Very nice Maine home Steve. I was watching Aerial america last night on the Smithsonian channel; they have aerial views of a lot of states and it was about Maine last night. They have narrative commentary all along. They said in the 1800's lobster was considered a pauper food! A group of indentured servants lobbied successfully to be served lobster twice a week max. They also said so many fishermen lived on islands off the coast that they were always looking back at the "main" land, and that's how Maine got its name.

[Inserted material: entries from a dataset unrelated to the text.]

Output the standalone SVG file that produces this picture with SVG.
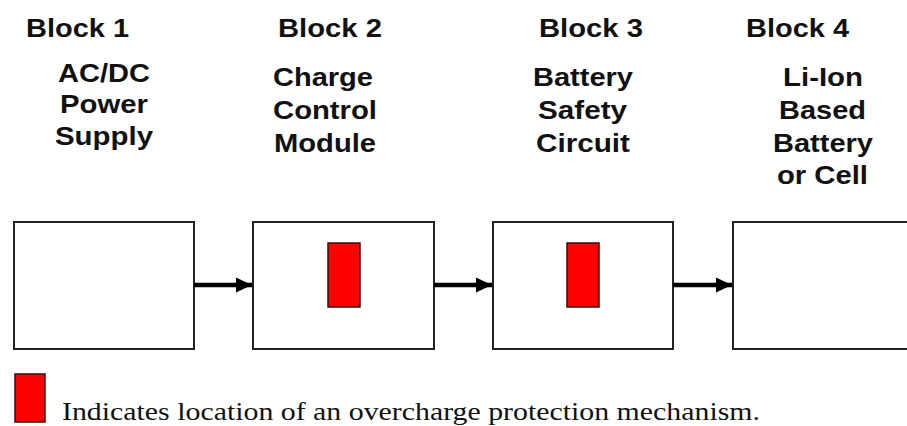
<svg xmlns="http://www.w3.org/2000/svg" width="907" height="426" viewBox="0 0 907 426">
<style>
.box{fill:#fff;stroke:#222;stroke-width:2}
.red{fill:#f00;stroke:#3a0a0a;stroke-width:1.5}
.hdr{font-family:"Liberation Sans",Arial,sans-serif;font-weight:bold;font-size:26px;fill:#111}
.lbl{font-family:"Liberation Sans",Arial,sans-serif;font-weight:bold;font-size:25px;fill:#111}
.leg{font-family:"Liberation Serif","Times New Roman",serif;font-size:26px;fill:#111}
.conn{stroke:#000;stroke-width:4.5;fill:none}
</style>
<defs>
<marker id="ah" markerUnits="userSpaceOnUse" markerWidth="17" markerHeight="17" refX="16" refY="8.5" orient="auto">
<path d="M0,1 L16,8.5 L0,16 Z" fill="#000"/>
</marker>
</defs>
<rect width="907" height="426" fill="#fff"/>
<g id="block1">
<text class="hdr" x="26" y="37" textLength="103" lengthAdjust="spacingAndGlyphs">Block 1</text>
<text class="lbl" x="58" y="82" textLength="92" lengthAdjust="spacingAndGlyphs">AC/DC</text>
<text class="lbl" x="60" y="113" textLength="88" lengthAdjust="spacingAndGlyphs">Power</text>
<text class="lbl" x="55" y="145" textLength="98" lengthAdjust="spacingAndGlyphs">Supply</text>
<rect class="box" x="14" y="222" width="180" height="127"/>
</g>
<g id="block2">
<text class="hdr" x="278" y="37" textLength="104" lengthAdjust="spacingAndGlyphs">Block 2</text>
<text class="lbl" x="273" y="86" textLength="100" lengthAdjust="spacingAndGlyphs">Charge</text>
<text class="lbl" x="273" y="119" textLength="104" lengthAdjust="spacingAndGlyphs">Control</text>
<text class="lbl" x="274" y="152" textLength="102" lengthAdjust="spacingAndGlyphs">Module</text>
<rect class="box" x="253" y="222" width="181" height="127"/>
<rect class="red" x="328" y="243" width="32" height="64"/>
</g>
<g id="block3">
<text class="hdr" x="539" y="37" textLength="104" lengthAdjust="spacingAndGlyphs">Block 3</text>
<text class="lbl" x="533" y="86" textLength="100" lengthAdjust="spacingAndGlyphs">Battery</text>
<text class="lbl" x="538" y="119" textLength="89" lengthAdjust="spacingAndGlyphs">Safety</text>
<text class="lbl" x="536" y="152" textLength="94" lengthAdjust="spacingAndGlyphs">Circuit</text>
<rect class="box" x="493" y="222" width="180" height="127"/>
<rect class="red" x="567" y="243" width="32" height="64"/>
</g>
<g id="block4">
<text class="hdr" x="746" y="37" textLength="103" lengthAdjust="spacingAndGlyphs">Block 4</text>
<text class="lbl" x="783" y="86" textLength="80" lengthAdjust="spacingAndGlyphs">Li-Ion</text>
<text class="lbl" x="779" y="119" textLength="87" lengthAdjust="spacingAndGlyphs">Based</text>
<text class="lbl" x="773" y="152" textLength="100" lengthAdjust="spacingAndGlyphs">Battery</text>
<text class="lbl" x="777" y="184" textLength="91" lengthAdjust="spacingAndGlyphs">or Cell</text>
<rect class="box" x="733" y="222" width="182" height="127"/>
</g>
<g id="connectors">
<line class="conn" x1="194" y1="285" x2="252" y2="285" marker-end="url(#ah)"/>
<line class="conn" x1="434" y1="285" x2="492" y2="285" marker-end="url(#ah)"/>
<line class="conn" x1="673" y1="285" x2="732" y2="285" marker-end="url(#ah)"/>
</g>
<g id="legend">
<rect class="red" x="15" y="374" width="30" height="48"/>
<text class="leg" x="62" y="420" textLength="698" lengthAdjust="spacingAndGlyphs">Indicates location of an overcharge protection mechanism.</text>
</g>
</svg>
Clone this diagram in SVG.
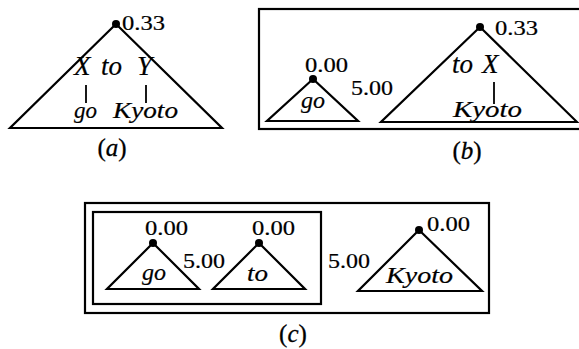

Hey Smitty, it looks mint because it's from a distance

Actually came out pretty good.
Fred, I see how you screwed your panels in, along the seams it looks like. We put up a panel and then marked along the strap with a dot from a sharpie, and then had to punch through the panel with an awl. The supposedly self-tapping screws were just spinning on the panels. They're 1/4" head with a wide part to accommodate the rubber seal washers. We had a ryobi impact drill, but it starts its impact from torque and not downward pressure. Also had a DeWalt and a Makita. I understand the guy's desire to button those panels down tight after Sandy peeled that roof and wove it into a tree 100' away!
My problem is I don't know how to say "no"! ( Also no worky, no eaty)
The other guy is 60, has two artificial hips, hell of a hard worker himself. I like to work by myself, but it was nice to have some commaraderie on the task.
I got sent to woodshop in high school, if I got sent to machine shop, I might have ended up in that trade. A lot of kids had long hair in 1974, one buddy let his hair get caught in a spinning lathe and it yanked out a silver dollar size clump of his hair.
I worked in a tubing machine shop once and almost lost my pinky finger after a day of bending a run of 10,000 brass tubes that were gonna be the nozzle in coffee machines

My pinky was feeding into a die and I reached under my own arm and I hit the reverse just in time. ( I'm starting to tell the same stories over and over here uh ohhh)
An old German machinist lived next door for years. His shop was in his garage. He showed me a set of dividers he made for the military once, six pins that would scissor equidistantly- amazing craftsman.